Mittwoch, 13.September, 15:14 Uhr
Beate Schwärzler
"L' Orfeo" - elektronisch aufgepeppt
Ach nein.
Ich habe "L' Orfeo" von Claudio Monteverdi 3 mal live erleben dürfen.
2 mal in Hamburg. 1 mal in München.
In München mit Christian Gerhaher als Orfeo. (2015)
Und mit Monteverdis wunderbarer und nie veraltender Musik pur.
Dabei möchte ich es belassen.
Auch aus Respekt vor dem Komponisten. Vor Claudio Monteverdi.
Dienstag, 12.September, 18:47 Uhr
Michael Koling
"Orfeo" in Bayreuth
Das Festival Bayreuth Baroque hat sich in den wenigen Jahren seit seiner Gründung durch hervorragende und stilechte (konzertante wie szenische) Produktionen erworben. Und auch die szenische Produktion von "Flavio", mit dem das Festival in diesem Jahr eröffnet worden ist, ist gleichermaßen sehens- wie hörenswert.

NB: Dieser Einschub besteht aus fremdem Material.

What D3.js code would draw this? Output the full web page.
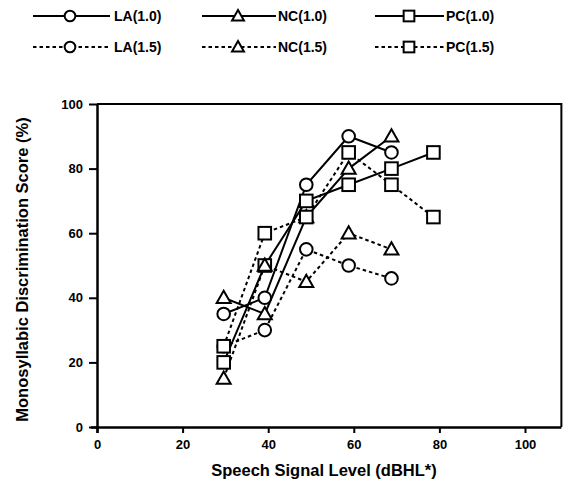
<!DOCTYPE html>
<html>
<head>
<meta charset="utf-8">
<script src="https://cdn.jsdelivr.net/npm/d3@7"></script>
<style>
  body { margin: 0; background: #fff; }
  svg { display: block; }
  text { font-family: "Liberation Sans", Arial, sans-serif; fill: #000; }
</style>
</head>
<body>
<svg id="chart" width="564" height="488"></svg>
<script>
// ---- data ----
const levels = [29.6, 39.2, 48.9, 58.8, 68.8, 78.6];
const LA10 = [35, 40, 75, 90, 85];
const LA15 = [25, 30, 55, 50, 46];
const NC10 = [40, 35, 65, 80, 90];
const NC15 = [15, 50, 45, 60, 55];
const PC10 = [20, 50, 70, 75, 80, 85];
const PC15 = [25, 60, 65, 85, 75, 65];
const xTicks = [0, 20, 40, 60, 80, 100];
const yTicks = [0, 20, 40, 60, 80, 100];
const seriesNames = ["LA(1.0)", "NC(1.0)", "PC(1.0)", "LA(1.5)", "NC(1.5)", "PC(1.5)"];

const series = [
  { name: "LA(1.0)", vals: LA10, shape: "circle", dashed: false },
  { name: "NC(1.0)", vals: NC10, shape: "triangle", dashed: false },
  { name: "PC(1.0)", vals: PC10, shape: "square", dashed: false },
  { name: "LA(1.5)", vals: LA15, shape: "circle", dashed: true },
  { name: "NC(1.5)", vals: NC15, shape: "triangle", dashed: true },
  { name: "PC(1.5)", vals: PC15, shape: "square", dashed: true }
];

const svg = d3.select("#chart");
const x = d3.scaleLinear().domain([0, 100]).range([97, 525]);
const y = d3.scaleLinear().domain([0, 100]).range([427, 104]);
const xMax = 108.5;

const dashPat = "3.5,3";

function drawMarker(g, shape, cx, cy, k) {
  k = k || 1;
  if (shape === "circle") {
    g.append("circle").attr("cx", cx).attr("cy", cy).attr("r", 6.3 * k)
      .attr("fill", "#fff").attr("stroke", "#000").attr("stroke-width", 2);
  } else if (shape === "square") {
    const h = 6.3 * k;
    g.append("rect").attr("x", cx - h).attr("y", cy - h).attr("width", 2 * h).attr("height", 2 * h)
      .attr("fill", "#fff").attr("stroke", "#000").attr("stroke-width", 2);
  } else {
    const s = 7 * k;
    g.append("path").attr("d", `M${cx},${cy - s} L${cx + s},${cy + s * 0.75} L${cx - s},${cy + s * 0.75} Z`)
      .attr("fill", "#fff").attr("stroke", "#000").attr("stroke-width", 2);
  }
}

// frame (top and right)
svg.append("path")
  .attr("d", `M${x(0)},${y(100)} L${x(xMax)},${y(100)} L${x(xMax)},${y(0)}`)
  .attr("fill", "none").attr("stroke", "#000").attr("stroke-width", 2);

// axes
const xAxis = d3.axisBottom(x).tickValues(xTicks).tickSize(6).tickPadding(7).tickFormat(d3.format("d"));
const gx = svg.append("g").attr("transform", `translate(0,${y(0)})`).call(xAxis);
gx.select(".domain").attr("d", `M${x(0) - 6},0.5H${x(xMax)}`).attr("stroke-width", 2.5);
gx.selectAll(".tick line").attr("stroke-width", 2);
gx.selectAll(".tick text").attr("font-size", 13).attr("font-weight", "bold");

const yAxis = d3.axisLeft(y).tickValues(yTicks).tickSize(8).tickPadding(6);
const gy = svg.append("g").attr("transform", `translate(${x(0)},0)`).call(yAxis);
gy.select(".domain").attr("d", `M0.5,${y(100)}V${y(0) + 6}`).attr("stroke-width", 2.5);
gy.selectAll(".tick line").attr("stroke-width", 2);
gy.selectAll(".tick text").attr("font-size", 13).attr("font-weight", "bold");

// axis titles
svg.append("text").attr("x", 324).attr("y", 476).attr("text-anchor", "middle")
  .attr("font-size", 16.5).attr("font-weight", "bold").text("Speech Signal Level (dBHL*)");
svg.append("text").attr("transform", `translate(28,${(y(0) + y(100)) / 2 + 4}) rotate(-90)`)
  .attr("text-anchor", "middle").attr("font-size", 16.5).attr("font-weight", "bold")
  .text("Monosyllabic Discrimination Score (%)");

// lines
const line = d3.line().x(d => x(d[0])).y(d => y(d[1]));
series.forEach(s => {
  const pts = s.vals.map((v, i) => [levels[i], v]);
  svg.append("path").datum(pts).attr("d", line)
    .attr("fill", "none").attr("stroke", "#000").attr("stroke-width", 2)
    .attr("stroke-dasharray", s.dashed ? dashPat : null);
});
// markers
const mg = svg.append("g");
series.forEach(s => {
  s.vals.forEach((v, i) => drawMarker(mg, s.shape, x(levels[i]), y(v)));
});

// legend
const legCols = [
  { x0: 33, x1: 110, mx: 70, tx: 114 },
  { x0: 202, x1: 276, mx: 238, tx: 278 },
  { x0: 375, x1: 444, mx: 409, tx: 446 }
];
const legRows = [16, 47];
series.forEach((s, k) => {
  const c = legCols[k % 3];
  const ry = legRows[Math.floor(k / 3)];
  const lg = svg.append("g");
  lg.append("line").attr("x1", c.x0).attr("x2", c.x1).attr("y1", ry).attr("y2", ry)
    .attr("stroke", "#000").attr("stroke-width", 2)
    .attr("stroke-dasharray", s.dashed ? dashPat : null);
  drawMarker(lg, s.shape, c.mx, ry, 0.85);
  lg.append("text").attr("x", c.tx).attr("y", ry + 5).attr("font-size", 14).attr("font-weight", "bold")
    .text(seriesNames[k]);
});
</script>
</body>
</html>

Dass für den "Orfeo" ein wenig barockaffiner Publikumsliebling engagiert worden ist - traurig, aber soll eben so sein. Dass dieses Meisterwerk von Monteverdi in einem der schönsten Opernhäuser Europas, das für Werke der Barockzeit ideal geeignet ist, durch elektronische Musik verändert wird, passt nicht zu diesem Festival und nicht in das Markgräfliche Opernhaus in Bayreuth. Schade.